Source code of charts
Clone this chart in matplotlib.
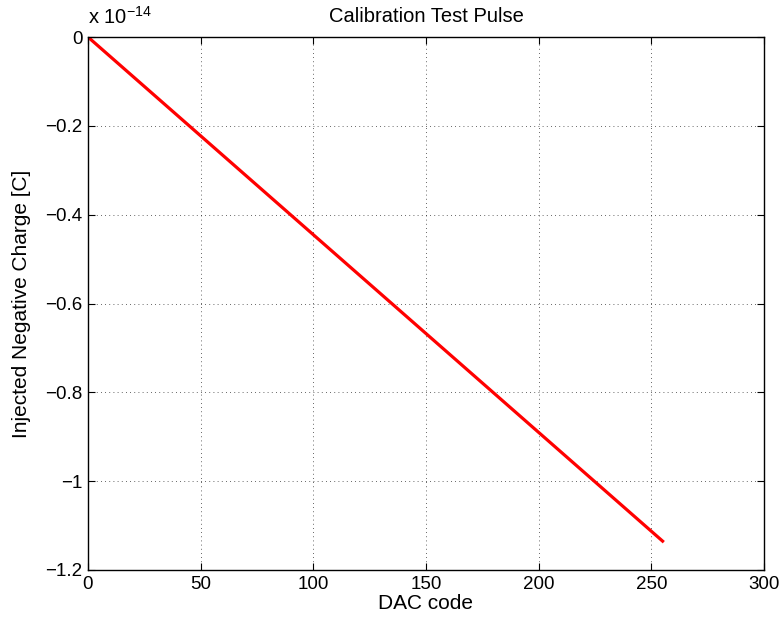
import numpy as np
import matplotlib.pyplot as plt
from matplotlib.ticker import FuncFormatter

# DAC code vs injected charge (straight line, end points)
dac_code = [0, 255]
charge = [0.0, -1.135e-14]

x_ticks = [0, 50, 100, 150, 200, 250, 300]
y_ticks = [0, -0.2e-14, -0.4e-14, -0.6e-14, -0.8e-14, -1.0e-14, -1.2e-14]

plt.rcParams['font.family'] = ['Liberation Sans', 'DejaVu Sans']
plt.rcParams['font.size'] = 13.5

fig = plt.figure(figsize=(7.84, 6.25), dpi=100)
ax = fig.add_axes([0.1122, 0.088, 0.8623, 0.8528])

ax.plot(dac_code, charge, color='red', linewidth=2.3)

ax.set_xlim(0, 300)
ax.set_ylim(-1.2e-14, 0)
ax.set_xticks(x_ticks)
ax.set_yticks(y_ticks)

def fmt(v, pos):
    s = '%g' % round(v / 1e-14, 2)
    return s.replace('-', '\u2212')

ax.yaxis.set_major_formatter(FuncFormatter(fmt))
ax.text(0, 1.017, r'x 10$^{\mathregular{-14}}$', transform=ax.transAxes,
        ha='left', va='bottom', fontsize=14.5)

ax.grid(True, linestyle=(0, (1, 4)), color='black', linewidth=0.6, alpha=0.8)
ax.tick_params(direction='in', top=True, right=True, length=5, width=0.8, pad=4)
for sp in ax.spines.values():
    sp.set_linewidth(1.0)

ax.set_xlabel('DAC code', fontsize=15, labelpad=1)
ax.set_ylabel('Injected Negative Charge [C]', fontsize=15, labelpad=10)
ax.set_title('Calibration Test Pulse', fontsize=14.5, pad=11)

fig.savefig('out.png', dpi=100)
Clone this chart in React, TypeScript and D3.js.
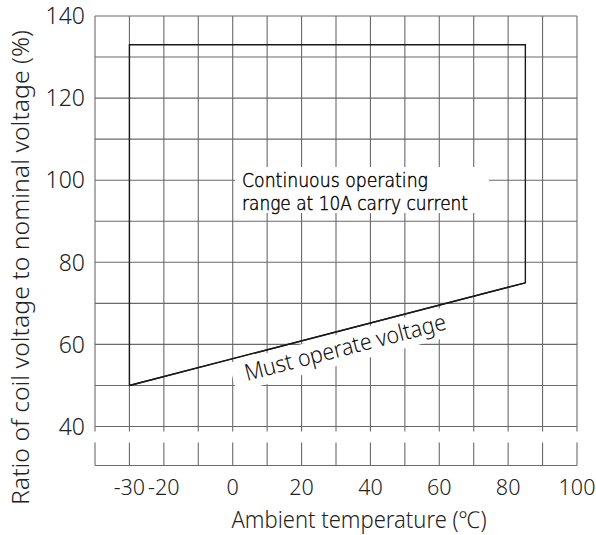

• _Task brief_
In the records above, collect each line with "this".

• _Written solution_
Clone this chart in matplotlib.
Clone this chart in React, TypeScript and D3.js.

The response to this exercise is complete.